Achievements and titles
- Personal bests: 800m: 1:44.81 (Poznań, 2026) 1500m: 3:39.55 (Birmingham, 2025) Indoors 800m: 1:46.69 (Birmingham, 2025) Mile: 4:05.10 (London, 2024)

Medal record
Men's athletics
Representing Great Britain
European Cross Country Championships
| Bronze medal – third place | 2025 Lagoa | Mixed relay |

= Jack Higgins (runner) =

British athlete (born 2001)

Jack Higgins (born 20 September 2001) is a British middle-distance and cross country runner. He has been British Indoor champion over 800 metres and 1500 metres. He represented Great Britain at the 2025 European Indoor Championships and 2026 World Indoor Championships.

==Biography==
Higgins runs for Tonbridge athletics club. He was the winner of the British 800 metres indoor title in February 2024 with a personal best time of 1:47.91, causing an upset against pre-race favourite Guy Learmonth at the 2024 British Indoor Athletics Championships. However, Higgins' world ranking was not sufficiently high enough to compete at the subsequent World Indoor Championships in Glasgow.

Higgins ran an indoor 800 metres personal best of 1:46.69 at the Keeley Klassic in Birmingham in February 2025. Later that month, Higgins finished second behind Justin Davies whilst competing over 800 metres at the 2025 British Indoor Athletics Championships in Birmingham, on 23 February 2025, in 1:48.02. He was subsequently selected for the British team for the 2025 European Athletics Indoor Championships in March 2025. At the championships in Apeldoorn, Netherlands, he ran 1:48.12 in his heat without qualifying for the 800 metres semi-finals.

Higgins won the men's mile at the Cardiff Cross Challenge on 8 November 2025, finishing ahead of Callum Elson to gain automatic selection for the British team for the mixed relay at the 2025 European Cross Country Championships in December 2025 in Portugal.
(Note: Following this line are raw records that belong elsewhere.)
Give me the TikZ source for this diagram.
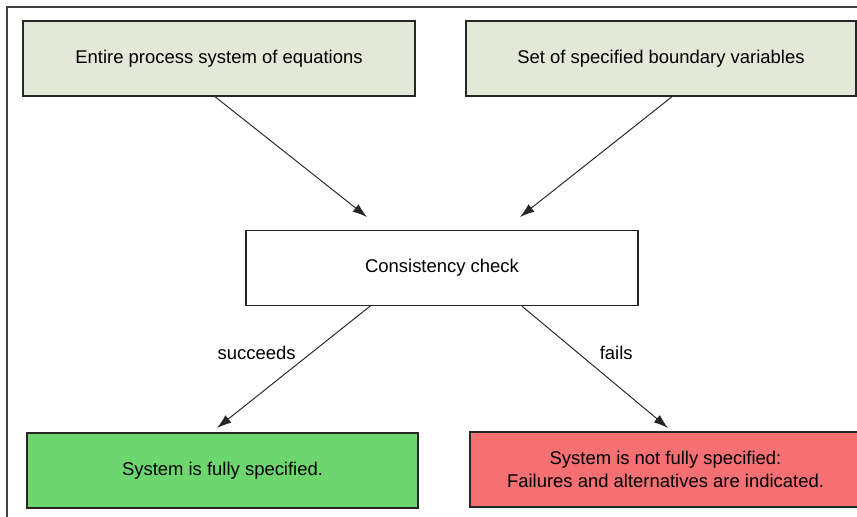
\documentclass[tikz,border=0pt]{standalone}
\usepackage{fontspec}
\setmainfont{Liberation Sans}
\usetikzlibrary{arrows.meta}
\definecolor{inputfill}{RGB}{228,232,216}
\definecolor{okfill}{RGB}{110,214,110}
\definecolor{failfill}{RGB}{244,112,114}
\tikzset{
  box/.style={draw=black!85, line width=0.8pt, minimum width=7.84cm, minimum height=1.5cm,
    align=center, font=\fontsize{10.5}{13.5}\selectfont},
  flow/.style={draw=black!85, line width=0.55pt, -{Latex[length=2.9mm,width=1.9mm]}},
  flowlabel/.style={font=\fontsize{10.5}{13}\selectfont},
}
\begin{document}
\begin{tikzpicture}
\useasboundingbox (0,0) rectangle (17.14,10.32);
\clip (0,0) rectangle (17.14,10.32);
\draw[black!75, line width=0.6pt] (0.14,-1) rectangle (18,10.18);
% inputs
\node[box, fill=inputfill] (eqs) at (4.38,9.15) {Entire process system of equations};
\node[box, fill=inputfill, minimum width=7.8cm] (vars) at (13.22,9.15) {Set of specified boundary variables};
% check
\node[box, fill=white] (check) at (8.84,4.96) {Consistency check};
% results
\node[box, fill=okfill, minimum width=7.82cm] (ok) at (4.45,0.91) {System is fully specified.};
\node[box, fill=failfill, minimum width=7.82cm] (fail) at (13.31,0.93) {System is not fully specified:\\Failures and alternatives are indicated.};
% arrow tips stop short of the boxes
\coordinate (eqsEnd) at (7.34,5.98);
\coordinate (varsEnd) at (10.4,5.98);
\coordinate (okEnd) at (4.34,1.76);
\coordinate (failEnd) at (13.36,1.76);
\draw[flow] ([xshift=-0.08cm]eqs.south) -- (eqsEnd);
\draw[flow] ([xshift=0.22cm]vars.south) -- (varsEnd);
\draw[flow] ([xshift=-1.44cm]check.south) -- (okEnd) node[flowlabel, pos=0.38, left=0.2cm] {succeeds};
\draw[flow] ([xshift=1.6cm]check.south) -- (failEnd) node[flowlabel, pos=0.38, right=0.32cm] {fails};
\end{tikzpicture}
\end{document}
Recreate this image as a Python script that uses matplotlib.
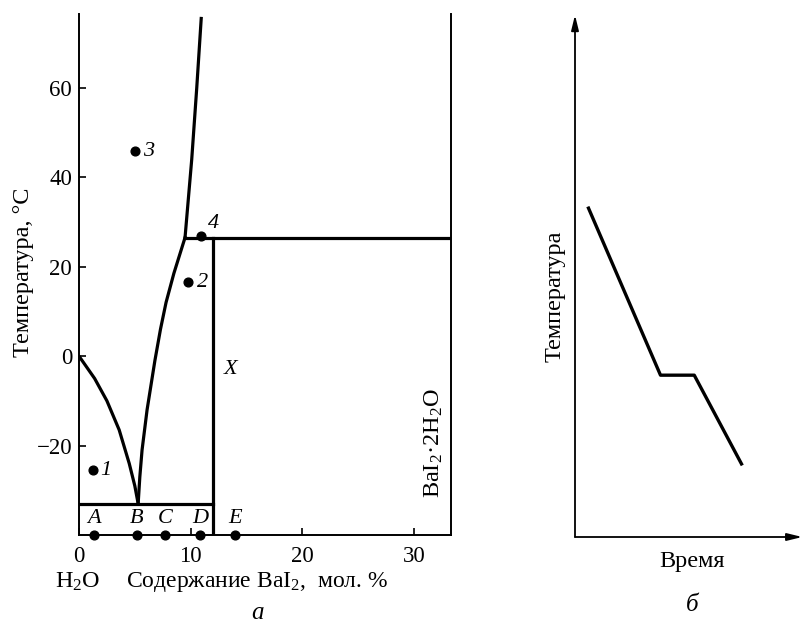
import matplotlib
matplotlib.use("Agg")
import matplotlib.pyplot as plt

plt.rcParams['font.family'] = ['Liberation Serif', 'DejaVu Serif']
plt.rcParams['mathtext.fontset'] = 'custom'
plt.rcParams['mathtext.rm'] = 'Liberation Serif'
plt.rcParams['mathtext.it'] = 'Liberation Serif:italic'

# ---- Data: phase diagram H2O - BaI2 ----
ice_x = [0, 0.7, 1.4, 2.5, 3.6, 4.5, 5.0, 5.3]
ice_t = [0, -2.5, -5, -10, -16.5, -24, -29, -33]
hexa_x = [5.3, 5.45, 5.65, 6.1, 6.8, 7.3, 7.8, 8.5, 9.5]
hexa_t = [-33, -27, -21, -12, -1, 6, 12, 18.5, 26.5]
di_x = [9.5, 10.1, 10.55, 10.95]
di_t = [26.5, 44, 60, 75.5]
eutectic_t = -33
eutectic_x = [0, 12]
peritectic_t = 26.5
peritectic_x = [9.5, 33.33]
hexa_comp = 12
hexa_t_range = [-40, 26.5]
dihydrate_comp = 33.33

point_labels = ['1', '2', '3', '4']
point_x = [1.23, 9.8, 5.03, 10.93]
point_t = [-25.5, 16.5, 45.8, 26.8]

comp_labels = ['A', 'B', 'C', 'D', 'E']
comp_x = [1.38, 5.18, 7.73, 10.87, 14.0]

xticks = [0, 10, 20, 30]
yticks = [-20, 0, 20, 40, 60]

# ---- Data: cooling curve ----
time = [0.6, 3.8, 5.3, 7.4]
temp = [6.3, 3.1, 3.1, 1.4]

W, H = 805, 625
fig = plt.figure(figsize=(W / 100, H / 100), dpi=100)

def fx(px):
    return px / W

def fy(py):
    return 1 - py / H

TXT = 17.5
TICK = 16.5
LET = 16

# Left panel
ax = fig.add_axes([fx(79), fy(535), fx(451) - fx(79), fy(14) - fy(535)])
ax.set_xlim(0, dihydrate_comp)
ax.set_ylim(-40, 76.5)
lw = 2.3
ax.plot(ice_x, ice_t, color='black', lw=lw, solid_capstyle='butt')
ax.plot(hexa_x, hexa_t, color='black', lw=lw, solid_joinstyle='round')
ax.plot(di_x, di_t, color='black', lw=lw)
ax.plot(eutectic_x, [eutectic_t, eutectic_t], color='black', lw=lw)
ax.plot(peritectic_x, [peritectic_t, peritectic_t], color='black', lw=lw)
ax.plot([hexa_comp, hexa_comp], hexa_t_range, color='black', lw=lw)

ax.plot(point_x, point_t, 'o', color='black', ms=6.3, zorder=5)
ax.plot(comp_x, [-40] * len(comp_x), 'o', color='black', ms=6.3, zorder=6, clip_on=False)

label_off = {'1': (0.7, 0), '2': (0.75, 0), '3': (0.75, 0), '4': (0.65, 2.8)}
for lbl, x, t in zip(point_labels, point_x, point_t):
    dx, dy = label_off[lbl]
    ax.text(x + dx, t + dy, lbl, style='italic', fontsize=LET, ha='left', va='center')
for lbl, x in zip(comp_labels, comp_x):
    ax.text(x, -36.4, lbl, style='italic', fontsize=LET, ha='center', va='center')
ax.text(13.6, -3, 'X', style='italic', fontsize=LET, ha='center', va='center')
ax.text(31.75, -19.4, 'BaI$_2$·2H$_2$O', rotation=90, fontsize=TXT, ha='center', va='center')

ax.spines['top'].set_visible(False)
for s in ['left', 'bottom', 'right']:
    ax.spines[s].set_linewidth(1.4)
ax.set_xticks(xticks)
ax.set_yticks(yticks)
ax.set_yticklabels(['\u221220', '0', '20', '40', '60'])
ax.tick_params(direction='in', length=5, width=1.2, labelsize=TICK, right=False, top=False)
ax.tick_params(axis='x', pad=8)
ax.tick_params(axis='y', pad=5)

fig.text(fx(23), fy(272), 'Температура, °C', rotation=90, fontsize=TXT, ha='center', va='center')
fig.text(fx(78), fy(582), 'H$_2$O', fontsize=TXT, ha='center', va='center')
fig.text(fx(257), fy(582), 'Содержание BaI$_2$,  мол. %', fontsize=17, ha='center', va='center')
fig.text(fx(257), fy(613), 'а', style='italic', fontsize=18, ha='center', va='center')

# Right panel
ax2 = fig.add_axes([fx(575), fy(537), fx(800) - fx(575), fy(15) - fy(537)])
ax2.set_xlim(0, 10)
ax2.set_ylim(0, 10)
ax2.axis('off')
ax2.plot(time, temp, color='black', lw=2.4)
arrow = dict(arrowstyle='-|>,head_length=0.9,head_width=0.22', lw=1.3, color='black', shrinkA=0, shrinkB=0)
ax2.annotate('', xy=(0, 1), xytext=(0, 0), xycoords='axes fraction', arrowprops=arrow)
ax2.annotate('', xy=(1.01, 0), xytext=(0, 0), xycoords='axes fraction', arrowprops=arrow)

fig.text(fx(555), fy(296), 'Температура', rotation=90, fontsize=TXT, ha='center', va='center')
fig.text(fx(692), fy(562), 'Время', fontsize=TXT, ha='center', va='center')
fig.text(fx(692), fy(605), 'б', style='italic', fontsize=18, ha='center', va='center')

fig.savefig('out.png', dpi=100)
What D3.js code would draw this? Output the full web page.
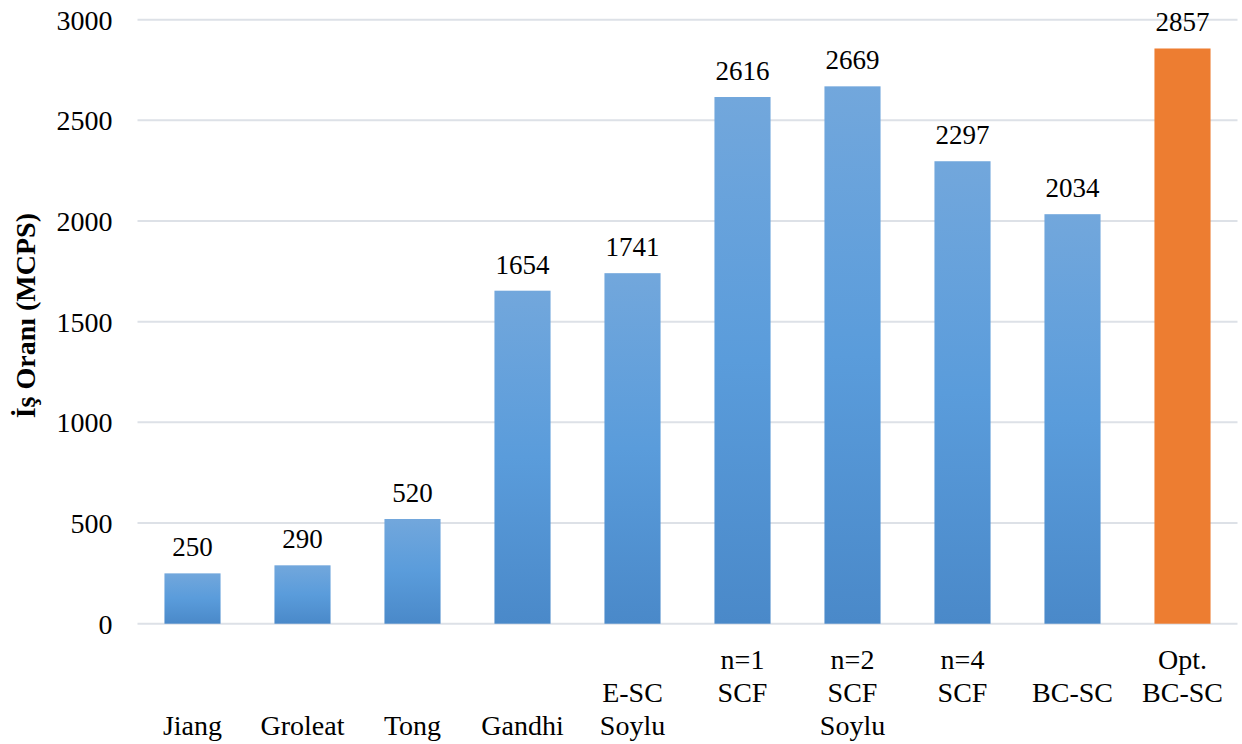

At the championships, he won the bronze medal alongside Elson, Ava Lloyd and Holly Dixon.

Higgins ran 3:56.89 for the indoor mile at Lee Valley in February 2026. That month, he won the 1500 metres in a championship record 3:38.12 at the 2026 British Indoor Athletics Championships, on the same day as his brother Ted won bronze in the 3000 metres. On 1 March in Glasgow, he ran under the World Indoors qualifying standard in the men's 1500m with 3:35.60. He was named in the British team for the 1500 metres at the 2026 World Athletics Indoor Championships in Toruń, Poland, and placed seventh in his heat, recording a time of 3:44.75 on 20 March. In June, he qualified for the final of the 800 metres at the 2026 British Championships, placing fifth overall. Competing at the Czesław Cybulski Memorial in Poznań in June 2026, he ran a personal best of 1:44.81 for the 800 metres to finish third behind Australian Daniel Williams and Giovanni Lazzaro of Italy.

==Personal life==
His brother Ted Higgins is also a middle-distance runner who runs for Tonbridge athletics club.